Results (Matthews Correlation Coefficient scores, everything is 5-fold cross validated and the fine-tuning of LMs and LSTMs is carried out on the same train/val/test splits as used in the final ML stage):

1) LIWC GB 0.375 +/- 0.046
2) TF NB 0.405 +/- 0.023 and TF GB 0.375 +/- 0.047
3) FT GB 0.398 +/- 0.036 (pooled)
4) RL GB 0.465 +/- 0.033 (pooled)
5) FT LSTM GB 0.426 +/- 0.02
6) RL LSTM GB 0.528 +/- 0.028
7) USE GB 0.439 +/- 0.018
8) RLFT GB 0.407 +/- 0.029 (fine-tuned with default SGD optimizer)
9) RLFTA GB 0.578 +/- 0.068 (fine-tuned with Adam optimizer)

So the fine-tuning regime proposed here by @alanakbik allowed to outperform everything else that i tried here.

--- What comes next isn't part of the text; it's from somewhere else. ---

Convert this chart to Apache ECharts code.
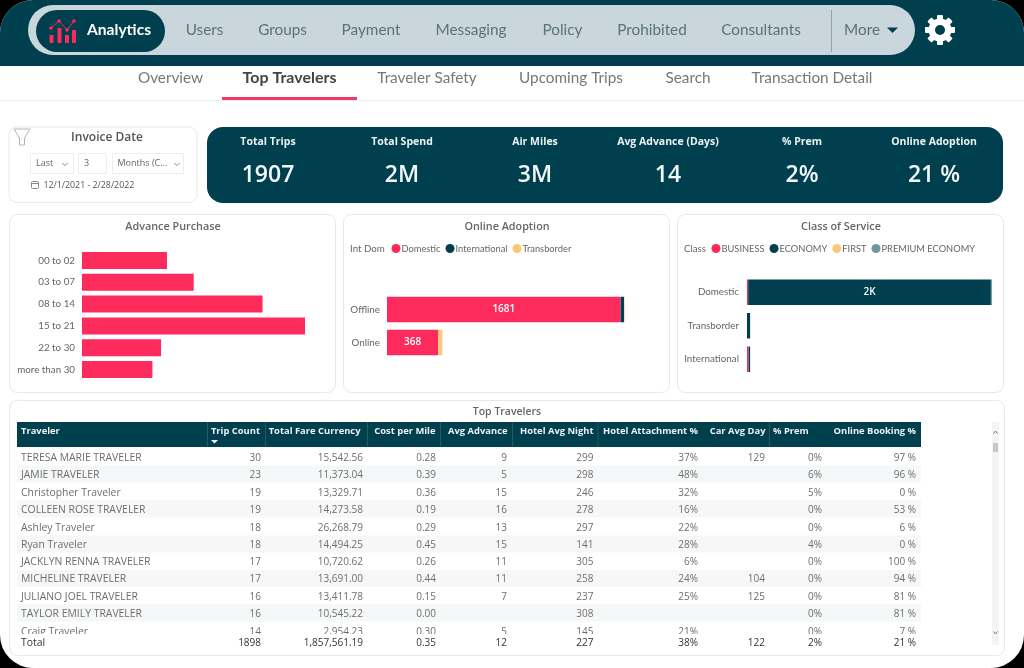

krzysztoffiok on 20 Apr 2020

@krzysztoffiok thanks for sharing these results! Yes, for document-level classification tasks the fine-tuning transformer approach is currently the state-of-the-art and in many cases significantly outperforms previous approaches such as LSTM over words. If you have the computational power, this is currently the go-to approach.

alanakbik on 20 Apr 2020

Thanks for your answer. If i looked for a knowledge source that described the CLS output, how it is actually trained, what would you recommend?

krzysztoffiok on 21 Apr 2020

The CLS token is described in the original BERT paper and there are a lot of blog posts about BERT that also describe the CLS token that are probably helpful.

alanakbik on 21 Apr 2020

Thank you very much for all these answers. I of course read that paper before, but now with thanks to this discussion and more understanding it was a whole new experience. So i followed the proposal from BERT original paper and took a mix of features from 4 last layers of RoBERTa and fed it to a 2-layer biLSTM (only i did 512 not 768 hidden states) and the results are closer to applying fine tuning and CLS representation.

smix_4_last_layers+2layer_biLSTM(512) gave: 0.553 +/- 0.083
Fine tuning and CLS gave: 0.578 +/- 0.068

krzysztoffiok on 23 Apr 2020

👍1

This issue has been automatically marked as stale because it has not had recent activity. It will be closed if no further activity occurs. Thank you for your contributions.